Das bringt mich zu den gedruckten Würdigungen. Die Zeitungen und Magazine feiern den Jubilar vielleicht auf die schönste Weise. Gedrucktes wird doch immer noch ein klein wenig sorgfältiger und gewogener hergestellt als das „Er ist der Größte“-Geblubber auf einer Fernsehgala. Das optische Angebot ist auf dem Papier weitaus reichhaltiger, denn die Abbildungen speisen sich aus drei Quellen. Während das Fernsehen sich mit Loriot als Autor / Darsteller begnügt, erleben wir ihn hier außerdem als unbewegten Cartoonisten. Der Zeichner Loriot hat uns ein weiteres, schier unüberschaubares Werk rund um seine Knollenmännchen und –frauchen hinterlassen. Außerdem wird im Feuilleton als Zugabe zu den bekannten Szenenfotos immer mal wieder ein überraschendes Privat- oder Werkstattfoto ausgegraben. Das Nachher-Bild vom Set der „Zimmerverwüstung“ etwa kannte ich noch nicht: Loriot sitzt fröhlich und wohlbehalten in der Wüstenei, die wir so gut kennen wie unser eigenes (unaufgeräumtes) Wohnzimmer.

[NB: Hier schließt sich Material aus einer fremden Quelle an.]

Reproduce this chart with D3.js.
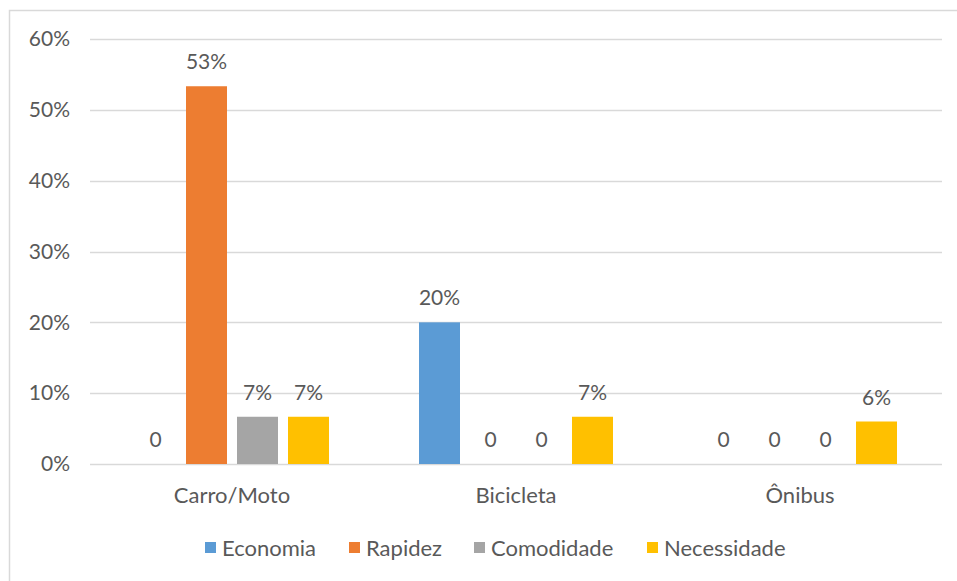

Zurück zu Bernd Eilert, der angesichts von „Steinlaus“, „Filmmonster“ & Co. sogar nachdenklich wird: „Ob sie auch künftige Generationen noch zum Lachen bringen werden, ist schwer vorherzusagen. Die biedermeierlichen Benimmregeln, deren Erlernen und Befolgen in der alten Bundesrepublik noch als Verbindlich galt, verschwinden seit 1968. (…) sprachliche Sonder- und Irrwege gibt es zwar immer noch, sie haben aber den Leerformeln und Fachjargons, die Loriot mit Vorliebe parodierte und zitierte, wenig mehr gemein.“  

Thomas Gottschalk, ein weiteres Idol der Ära, ist uns mal wieder voraus. Er meinte kürzlich in einem großen ZEIT-Interview: „Gucke ich einen Loriot-Film, ist das von einer unglaublichen Langatmigkeit“.  Aber Gottschalk hat zuletzt ja auch sonst nichts Fröhliches mehr auf der Platte – wie das häufig so ist, wenn man ein Leben lang vom Publikum geliebt wurde. Im selben Gespräch sagt er rückblickend über seine Karriere: „Ich habe das Tor zur Hölle aufgestoßen, also musste ich auch durchgehen“.
Na, dann doch lieber einen ollen Loriot-Sketch zur Feier des Tages! Oder zwei. Ich wähle meine Lieblingssketche: „Der sprechende Hund“ und „Der K 2000“ (in der TV-Version natürlich).